Ibu setengah baya itu datang dengan mata sayu. Wajahnya penuh harap.
Tiba-tiba petugas apotek memanggil, “Bu Melatiii.” (bukan nama sebenarnya). Ia terkesiap. Lalu beranjak berdiri. “berapa bu?” tanyanya pada petugas apotek.
“Empat ratus dua puluh ribu ya bu.”
Tampak sekali ekspressi kekagetan di wajahnya. Tampaknya di dompetnya tak ada lagi tersisa uang sebanyak itu.
“Sa..saya tidak punya uang sebanyak itu, Bu.”
“Waduh…” si petugas apoteknya jadi ikut merasa bersalah. Serba salah. “Begini saja bu, ibu balik ke dokternya lagi, minta diresepkan yang generic saja. Kalau yang generic Cuma dua ratus lima puluh ribu, Bu.” Ia berbalik ke arah poliklinik lagi. Setengah jam kemudian dia kembali muncul di apotek.
“Bu, kata dokternya, TAK BISA DIGANTI. HARUS RESEP yang ITU.”
Kembali sang petugas apotek jadi serba salah.
“Bu, mohon sama dokternya, bilang kondisi ibu gimana. Bilang kalau ibu ga sanggup bayar, dan mohon agar obatnya diganti ya bu.”
Si ibu paruh baya kembali berbalik dengan langkah gontai dan lesu.
Lagi-lagi ia kembali dengan tangan kosong. Lalu mengatakan, “kata dokternya, GAK BISA!”
Akhirnya, ia mengluarkan henpon tua dari tas bututnya.
“Bu, saya tinggalkan HP Saya ini di sini sebagai jaminan. Insya Allah kalau ada duit nanti saya bayar. Anak saya perlu obat ini bu.”
Akhirnya, pihak apotek memberikan obat yang diminta dengan jaminan henpon tuanya yang sama sekali sudah ketinggalan jaman.
Hari ini, aku masih melihat henpon itu tergeletak di salah satu lemari kecil di apotek. Masih pada posisinya semula.
Hiiiihhh….
Sungguh geram aku melihat dokter yang tak punya perasaan itu! “LAH TANGGA UREK RASO nyo, agaknyo mah!”
Huuuuh!
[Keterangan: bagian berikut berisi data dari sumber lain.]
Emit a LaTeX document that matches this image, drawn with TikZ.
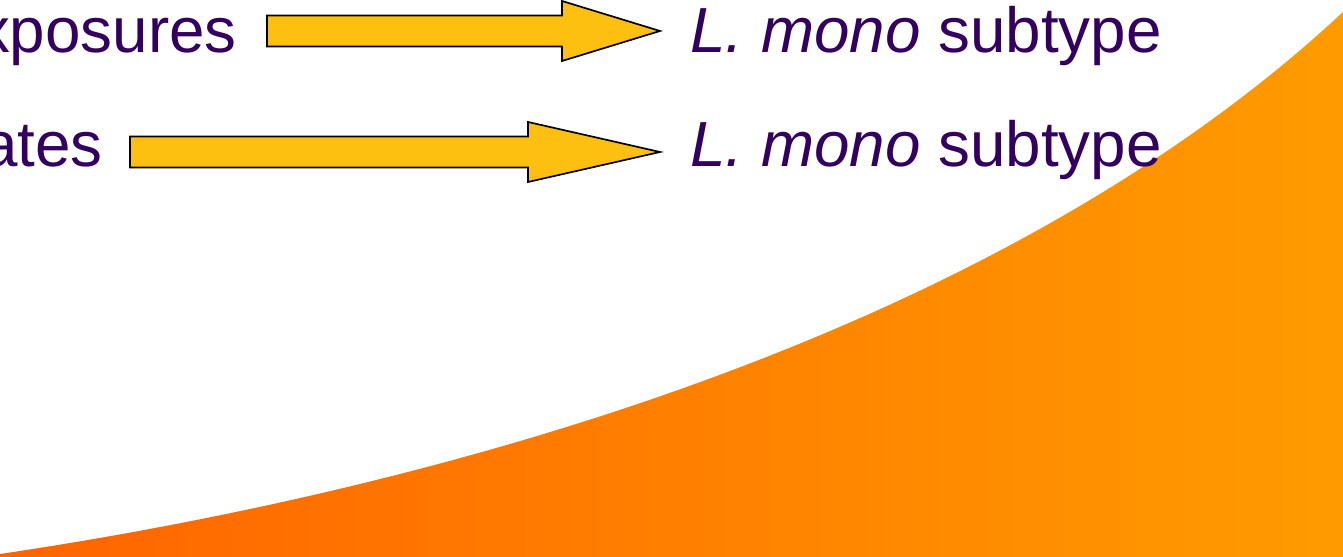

Sudah menjadi rahasia umum , pasti ini semua ada kaitannya dengan “kerjasama dan bonus2 perusahaan tertentu agar dokter meresepkan obatnya itu!”
Dasar, para MAFIA!
Di mana nuranimuuuuuuuu????!!!!
Apa salahnya dia resepkan saja obat generic? Itu kan membantu pasien kurang mampu!!!
Apa sih yang dikejarnyaaa? Duit?? Bonus??
Makan tuh bonus!!! Makan sampai abiiiiiis! Ampe bengkak tuh perut!
(Astaghfirullaah. Kenapa aku jadi emosi begini yaah? Astaghfirullaah.)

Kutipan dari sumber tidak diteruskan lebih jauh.